Provided data ->
- - -

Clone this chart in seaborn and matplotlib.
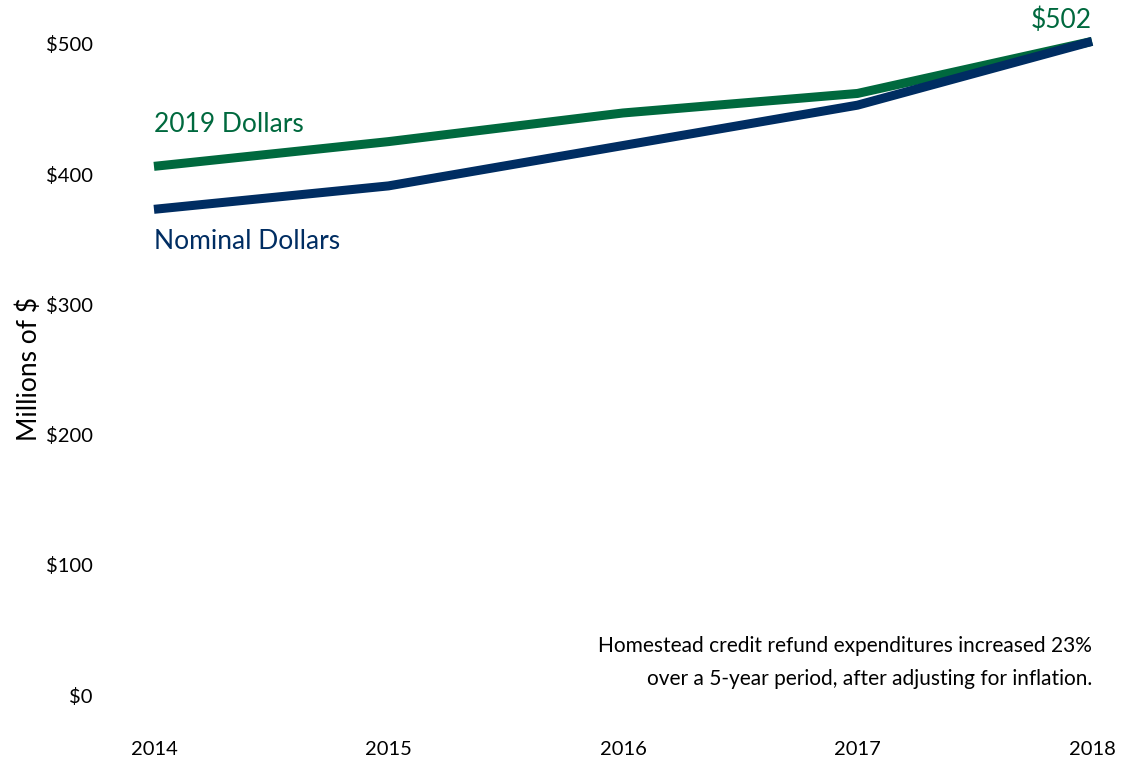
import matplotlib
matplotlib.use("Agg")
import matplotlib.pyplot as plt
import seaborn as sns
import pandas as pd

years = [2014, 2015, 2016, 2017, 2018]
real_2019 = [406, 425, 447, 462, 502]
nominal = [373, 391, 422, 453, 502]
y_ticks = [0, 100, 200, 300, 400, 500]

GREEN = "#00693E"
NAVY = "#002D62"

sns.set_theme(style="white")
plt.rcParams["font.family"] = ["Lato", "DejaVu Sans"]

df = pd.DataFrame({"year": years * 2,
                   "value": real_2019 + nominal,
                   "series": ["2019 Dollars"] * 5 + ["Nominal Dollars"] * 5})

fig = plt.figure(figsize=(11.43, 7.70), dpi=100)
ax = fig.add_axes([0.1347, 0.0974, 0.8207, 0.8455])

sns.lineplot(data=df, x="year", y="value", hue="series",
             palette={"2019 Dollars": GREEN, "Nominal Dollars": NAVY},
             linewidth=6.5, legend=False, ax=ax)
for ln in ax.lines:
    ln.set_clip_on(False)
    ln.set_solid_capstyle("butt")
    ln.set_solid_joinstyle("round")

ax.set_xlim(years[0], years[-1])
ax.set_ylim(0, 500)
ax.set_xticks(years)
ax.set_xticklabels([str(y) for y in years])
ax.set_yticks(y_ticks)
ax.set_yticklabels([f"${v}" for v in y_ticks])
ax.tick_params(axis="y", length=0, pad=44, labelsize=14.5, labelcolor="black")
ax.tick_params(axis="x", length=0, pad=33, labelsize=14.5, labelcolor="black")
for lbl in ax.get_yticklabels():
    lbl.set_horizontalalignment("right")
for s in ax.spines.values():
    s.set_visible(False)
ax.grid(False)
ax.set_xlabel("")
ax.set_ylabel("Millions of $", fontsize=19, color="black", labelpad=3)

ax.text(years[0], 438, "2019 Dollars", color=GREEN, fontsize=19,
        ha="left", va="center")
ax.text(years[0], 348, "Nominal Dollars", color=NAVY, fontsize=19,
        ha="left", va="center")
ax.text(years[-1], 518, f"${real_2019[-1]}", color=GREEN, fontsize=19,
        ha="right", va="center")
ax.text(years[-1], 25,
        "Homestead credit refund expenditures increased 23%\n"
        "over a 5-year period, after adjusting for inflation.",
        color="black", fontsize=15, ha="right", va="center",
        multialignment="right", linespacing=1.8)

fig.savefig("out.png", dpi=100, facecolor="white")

- - -

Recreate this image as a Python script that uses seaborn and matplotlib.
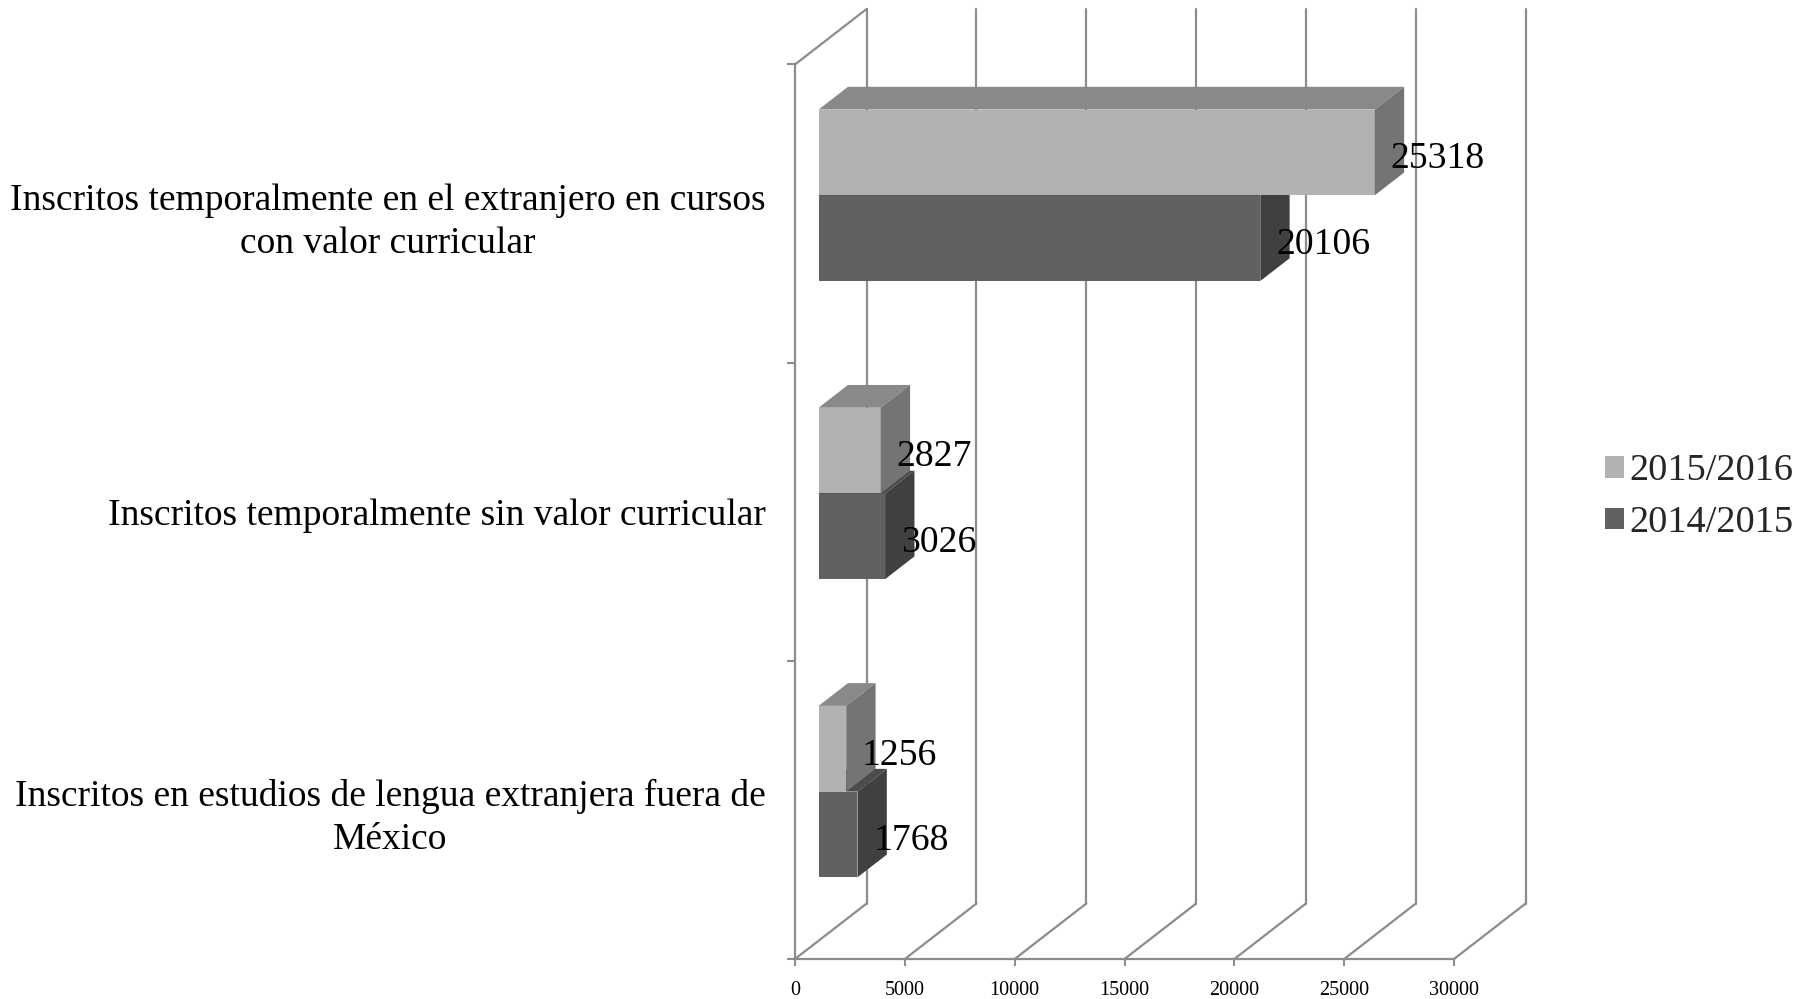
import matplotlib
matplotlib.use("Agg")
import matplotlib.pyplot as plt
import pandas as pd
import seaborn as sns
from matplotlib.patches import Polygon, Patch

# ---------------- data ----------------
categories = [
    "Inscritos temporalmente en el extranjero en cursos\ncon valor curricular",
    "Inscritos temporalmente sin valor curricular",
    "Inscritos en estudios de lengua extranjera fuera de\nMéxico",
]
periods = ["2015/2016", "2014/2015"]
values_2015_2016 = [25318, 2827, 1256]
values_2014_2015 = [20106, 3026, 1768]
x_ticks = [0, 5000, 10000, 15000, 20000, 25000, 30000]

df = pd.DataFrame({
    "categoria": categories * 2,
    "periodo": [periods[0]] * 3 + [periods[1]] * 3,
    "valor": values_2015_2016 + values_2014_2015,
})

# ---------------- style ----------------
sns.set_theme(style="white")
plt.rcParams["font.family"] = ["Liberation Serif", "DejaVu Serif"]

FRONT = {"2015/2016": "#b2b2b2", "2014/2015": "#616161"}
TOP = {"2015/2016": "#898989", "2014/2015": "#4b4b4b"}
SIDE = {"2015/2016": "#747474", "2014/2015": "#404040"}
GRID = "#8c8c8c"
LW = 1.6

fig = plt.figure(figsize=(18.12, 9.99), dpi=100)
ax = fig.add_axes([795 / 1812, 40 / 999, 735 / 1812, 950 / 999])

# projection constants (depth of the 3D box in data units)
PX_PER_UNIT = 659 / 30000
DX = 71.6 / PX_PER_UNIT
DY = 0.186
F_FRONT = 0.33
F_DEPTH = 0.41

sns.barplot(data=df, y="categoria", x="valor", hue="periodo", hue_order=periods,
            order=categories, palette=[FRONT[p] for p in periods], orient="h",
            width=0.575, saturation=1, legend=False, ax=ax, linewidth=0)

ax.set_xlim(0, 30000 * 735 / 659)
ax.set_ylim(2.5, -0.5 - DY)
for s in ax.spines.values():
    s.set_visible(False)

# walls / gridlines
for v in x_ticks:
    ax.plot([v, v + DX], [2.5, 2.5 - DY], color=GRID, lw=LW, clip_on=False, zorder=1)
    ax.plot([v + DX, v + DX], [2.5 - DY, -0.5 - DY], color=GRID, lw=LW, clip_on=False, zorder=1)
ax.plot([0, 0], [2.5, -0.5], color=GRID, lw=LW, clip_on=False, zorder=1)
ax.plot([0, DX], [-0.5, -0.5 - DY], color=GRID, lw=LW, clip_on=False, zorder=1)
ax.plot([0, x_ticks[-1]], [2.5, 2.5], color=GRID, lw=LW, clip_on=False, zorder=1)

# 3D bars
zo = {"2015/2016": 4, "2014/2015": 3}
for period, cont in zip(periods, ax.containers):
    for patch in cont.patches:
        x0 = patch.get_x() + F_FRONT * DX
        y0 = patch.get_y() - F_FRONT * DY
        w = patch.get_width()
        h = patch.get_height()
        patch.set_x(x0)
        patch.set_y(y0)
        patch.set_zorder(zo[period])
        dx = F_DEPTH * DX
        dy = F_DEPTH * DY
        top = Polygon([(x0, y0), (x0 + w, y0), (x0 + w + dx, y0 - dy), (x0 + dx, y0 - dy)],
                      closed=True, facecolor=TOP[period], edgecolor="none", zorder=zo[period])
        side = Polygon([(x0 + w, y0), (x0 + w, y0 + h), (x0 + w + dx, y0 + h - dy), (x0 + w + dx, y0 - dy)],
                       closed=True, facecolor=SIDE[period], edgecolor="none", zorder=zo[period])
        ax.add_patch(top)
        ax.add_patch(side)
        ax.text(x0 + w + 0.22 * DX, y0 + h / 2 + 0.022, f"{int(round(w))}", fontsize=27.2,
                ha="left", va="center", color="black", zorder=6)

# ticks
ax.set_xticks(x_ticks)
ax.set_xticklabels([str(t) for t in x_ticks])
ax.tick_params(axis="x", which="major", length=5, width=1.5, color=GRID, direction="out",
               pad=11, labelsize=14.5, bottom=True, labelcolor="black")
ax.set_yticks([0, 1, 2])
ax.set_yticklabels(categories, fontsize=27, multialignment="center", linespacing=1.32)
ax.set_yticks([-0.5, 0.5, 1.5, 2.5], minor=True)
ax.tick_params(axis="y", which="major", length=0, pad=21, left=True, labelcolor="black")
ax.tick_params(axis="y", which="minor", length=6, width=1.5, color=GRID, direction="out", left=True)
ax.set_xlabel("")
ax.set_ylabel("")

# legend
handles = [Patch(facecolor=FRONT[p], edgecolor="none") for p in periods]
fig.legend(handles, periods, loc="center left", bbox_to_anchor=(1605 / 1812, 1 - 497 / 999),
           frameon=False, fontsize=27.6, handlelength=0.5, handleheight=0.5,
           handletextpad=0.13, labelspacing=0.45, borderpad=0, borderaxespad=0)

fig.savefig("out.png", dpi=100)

- - -

Set exercise -> Leave the pictures out, and transcribe exactly the lines above starting at the one that contains "Recreate this image" and ending at the one that contains "from matplotlib.patches import Polygon, Patch".

Answer for the task ->
Recreate this image as a Python script that uses seaborn and matplotlib.
import matplotlib
matplotlib.use("Agg")
import matplotlib.pyplot as plt
import pandas as pd
import seaborn as sns
from matplotlib.patches import Polygon, Patch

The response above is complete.